-- begin Supplied material --

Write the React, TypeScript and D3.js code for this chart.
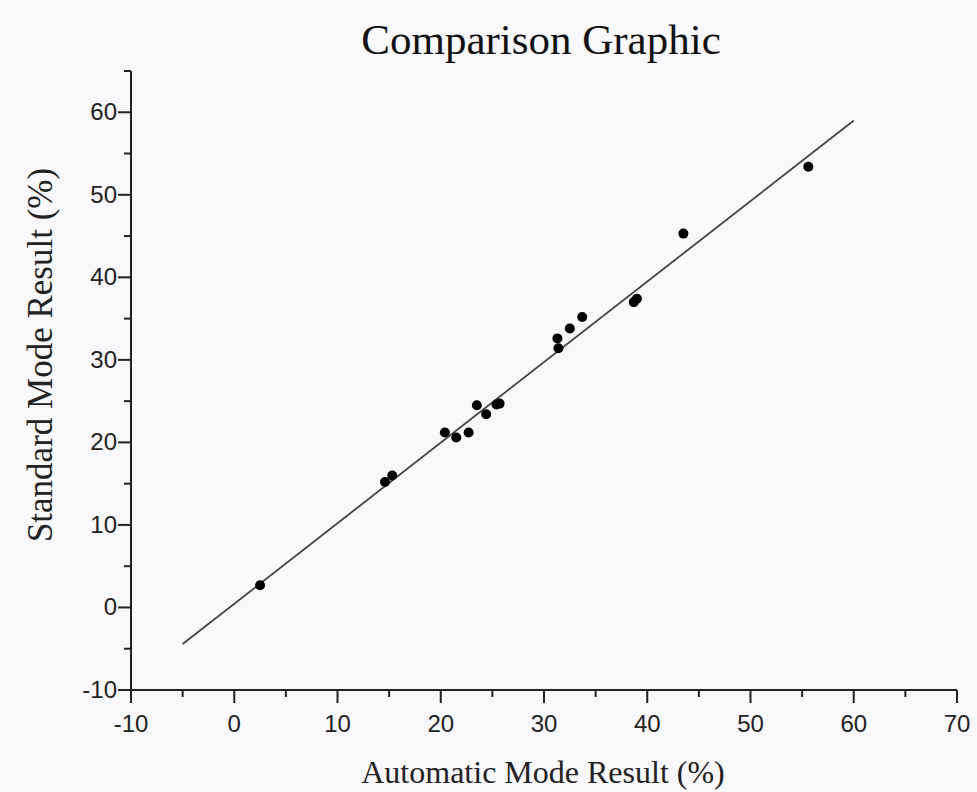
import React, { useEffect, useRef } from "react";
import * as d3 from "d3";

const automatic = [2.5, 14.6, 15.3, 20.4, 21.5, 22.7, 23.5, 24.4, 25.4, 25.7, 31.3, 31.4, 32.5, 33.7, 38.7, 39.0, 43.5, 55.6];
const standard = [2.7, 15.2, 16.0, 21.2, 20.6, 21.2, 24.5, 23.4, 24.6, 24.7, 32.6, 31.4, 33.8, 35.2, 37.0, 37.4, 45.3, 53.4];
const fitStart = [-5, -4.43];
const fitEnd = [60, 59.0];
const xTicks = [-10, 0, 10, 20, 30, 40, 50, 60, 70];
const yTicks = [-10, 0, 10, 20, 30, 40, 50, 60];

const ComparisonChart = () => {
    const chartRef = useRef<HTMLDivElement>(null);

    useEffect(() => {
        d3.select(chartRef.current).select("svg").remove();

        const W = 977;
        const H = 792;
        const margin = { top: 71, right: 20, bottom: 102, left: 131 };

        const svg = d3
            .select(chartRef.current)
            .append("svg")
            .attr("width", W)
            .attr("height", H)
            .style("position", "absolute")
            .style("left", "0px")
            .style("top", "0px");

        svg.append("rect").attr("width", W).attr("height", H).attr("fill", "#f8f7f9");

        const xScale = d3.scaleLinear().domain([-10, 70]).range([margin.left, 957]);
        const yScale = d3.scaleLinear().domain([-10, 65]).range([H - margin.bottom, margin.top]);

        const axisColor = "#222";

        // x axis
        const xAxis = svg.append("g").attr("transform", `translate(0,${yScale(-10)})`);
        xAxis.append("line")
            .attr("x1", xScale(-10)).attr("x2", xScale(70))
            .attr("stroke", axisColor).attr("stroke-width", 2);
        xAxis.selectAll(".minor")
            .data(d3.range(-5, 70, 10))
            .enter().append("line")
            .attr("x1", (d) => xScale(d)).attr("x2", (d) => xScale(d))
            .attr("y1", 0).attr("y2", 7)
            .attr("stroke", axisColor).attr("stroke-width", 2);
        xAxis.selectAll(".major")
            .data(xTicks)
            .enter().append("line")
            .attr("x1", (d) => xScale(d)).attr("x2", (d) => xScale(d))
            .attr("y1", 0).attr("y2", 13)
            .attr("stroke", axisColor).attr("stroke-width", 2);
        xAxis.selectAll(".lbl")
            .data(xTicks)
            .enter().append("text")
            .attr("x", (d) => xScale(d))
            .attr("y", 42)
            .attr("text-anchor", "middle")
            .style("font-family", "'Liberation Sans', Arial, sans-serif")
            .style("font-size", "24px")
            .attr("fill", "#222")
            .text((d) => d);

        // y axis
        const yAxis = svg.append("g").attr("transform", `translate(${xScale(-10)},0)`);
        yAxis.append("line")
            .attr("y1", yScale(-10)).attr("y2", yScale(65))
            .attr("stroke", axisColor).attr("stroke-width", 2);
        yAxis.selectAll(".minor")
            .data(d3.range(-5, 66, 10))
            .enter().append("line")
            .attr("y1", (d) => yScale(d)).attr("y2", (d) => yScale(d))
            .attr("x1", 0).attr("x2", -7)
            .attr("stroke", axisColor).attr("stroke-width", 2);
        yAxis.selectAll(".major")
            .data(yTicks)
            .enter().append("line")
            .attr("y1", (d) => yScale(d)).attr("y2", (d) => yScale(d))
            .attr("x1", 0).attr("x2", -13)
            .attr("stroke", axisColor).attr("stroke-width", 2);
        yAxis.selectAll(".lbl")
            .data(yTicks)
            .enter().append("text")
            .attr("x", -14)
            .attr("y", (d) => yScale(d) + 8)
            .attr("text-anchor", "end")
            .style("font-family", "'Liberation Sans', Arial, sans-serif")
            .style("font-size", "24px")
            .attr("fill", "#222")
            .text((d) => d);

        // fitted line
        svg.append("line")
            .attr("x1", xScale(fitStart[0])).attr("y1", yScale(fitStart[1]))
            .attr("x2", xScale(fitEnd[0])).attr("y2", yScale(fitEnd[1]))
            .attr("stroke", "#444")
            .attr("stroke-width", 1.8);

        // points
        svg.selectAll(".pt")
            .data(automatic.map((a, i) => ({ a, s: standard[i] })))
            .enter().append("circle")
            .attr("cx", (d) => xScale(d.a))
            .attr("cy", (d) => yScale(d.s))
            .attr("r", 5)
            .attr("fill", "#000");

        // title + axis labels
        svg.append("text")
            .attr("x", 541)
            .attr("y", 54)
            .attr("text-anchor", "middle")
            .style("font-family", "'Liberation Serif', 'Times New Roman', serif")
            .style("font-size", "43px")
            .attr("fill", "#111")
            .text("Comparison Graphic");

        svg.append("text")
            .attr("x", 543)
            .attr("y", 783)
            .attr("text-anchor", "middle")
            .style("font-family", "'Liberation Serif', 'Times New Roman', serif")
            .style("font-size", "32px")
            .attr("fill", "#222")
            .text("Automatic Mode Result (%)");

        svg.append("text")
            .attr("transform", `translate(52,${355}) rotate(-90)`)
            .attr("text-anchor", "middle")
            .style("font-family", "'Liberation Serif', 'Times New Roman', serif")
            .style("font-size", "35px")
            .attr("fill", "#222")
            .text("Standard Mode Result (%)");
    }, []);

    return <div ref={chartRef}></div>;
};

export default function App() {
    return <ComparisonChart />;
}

-- end Supplied material --
-- begin Supplied material --

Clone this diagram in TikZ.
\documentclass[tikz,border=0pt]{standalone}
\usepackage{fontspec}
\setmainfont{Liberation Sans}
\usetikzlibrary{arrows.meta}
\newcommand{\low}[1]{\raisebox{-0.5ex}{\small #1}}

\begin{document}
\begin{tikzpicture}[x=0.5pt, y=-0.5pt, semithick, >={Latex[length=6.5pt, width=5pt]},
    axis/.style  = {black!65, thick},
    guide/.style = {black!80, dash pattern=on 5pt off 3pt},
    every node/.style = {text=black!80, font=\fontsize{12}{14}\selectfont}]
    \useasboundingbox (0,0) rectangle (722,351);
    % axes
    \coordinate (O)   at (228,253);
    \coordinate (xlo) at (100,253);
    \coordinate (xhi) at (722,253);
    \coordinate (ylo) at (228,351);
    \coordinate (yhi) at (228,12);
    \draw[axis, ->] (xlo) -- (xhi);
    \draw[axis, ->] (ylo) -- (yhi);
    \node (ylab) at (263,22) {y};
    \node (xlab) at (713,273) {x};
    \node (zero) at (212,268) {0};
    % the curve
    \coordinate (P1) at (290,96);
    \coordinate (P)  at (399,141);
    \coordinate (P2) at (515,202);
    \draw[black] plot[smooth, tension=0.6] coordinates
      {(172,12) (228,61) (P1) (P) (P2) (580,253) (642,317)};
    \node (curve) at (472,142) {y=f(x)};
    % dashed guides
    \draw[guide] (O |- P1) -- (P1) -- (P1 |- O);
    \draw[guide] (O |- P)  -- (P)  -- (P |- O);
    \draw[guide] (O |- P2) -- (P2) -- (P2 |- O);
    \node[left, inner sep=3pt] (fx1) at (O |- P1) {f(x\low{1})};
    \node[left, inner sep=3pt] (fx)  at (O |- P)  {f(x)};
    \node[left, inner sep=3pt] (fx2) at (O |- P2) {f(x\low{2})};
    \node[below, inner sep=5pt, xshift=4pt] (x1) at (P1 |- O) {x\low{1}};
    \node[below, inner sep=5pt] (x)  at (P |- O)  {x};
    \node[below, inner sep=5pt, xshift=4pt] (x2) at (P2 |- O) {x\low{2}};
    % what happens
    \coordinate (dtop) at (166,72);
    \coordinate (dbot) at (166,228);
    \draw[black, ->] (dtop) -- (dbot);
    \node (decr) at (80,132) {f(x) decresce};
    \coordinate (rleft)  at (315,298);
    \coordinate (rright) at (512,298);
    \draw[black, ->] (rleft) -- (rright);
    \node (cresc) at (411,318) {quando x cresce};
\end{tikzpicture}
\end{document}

-- end Supplied material --

Leave out the pictures and give again exactly the lines from the one with "Write the React, TypeScript" through the one with "import * as", and no others.

**Answer in full:**
Write the React, TypeScript and D3.js code for this chart.
import React, { useEffect, useRef } from "react";
import * as d3 from "d3";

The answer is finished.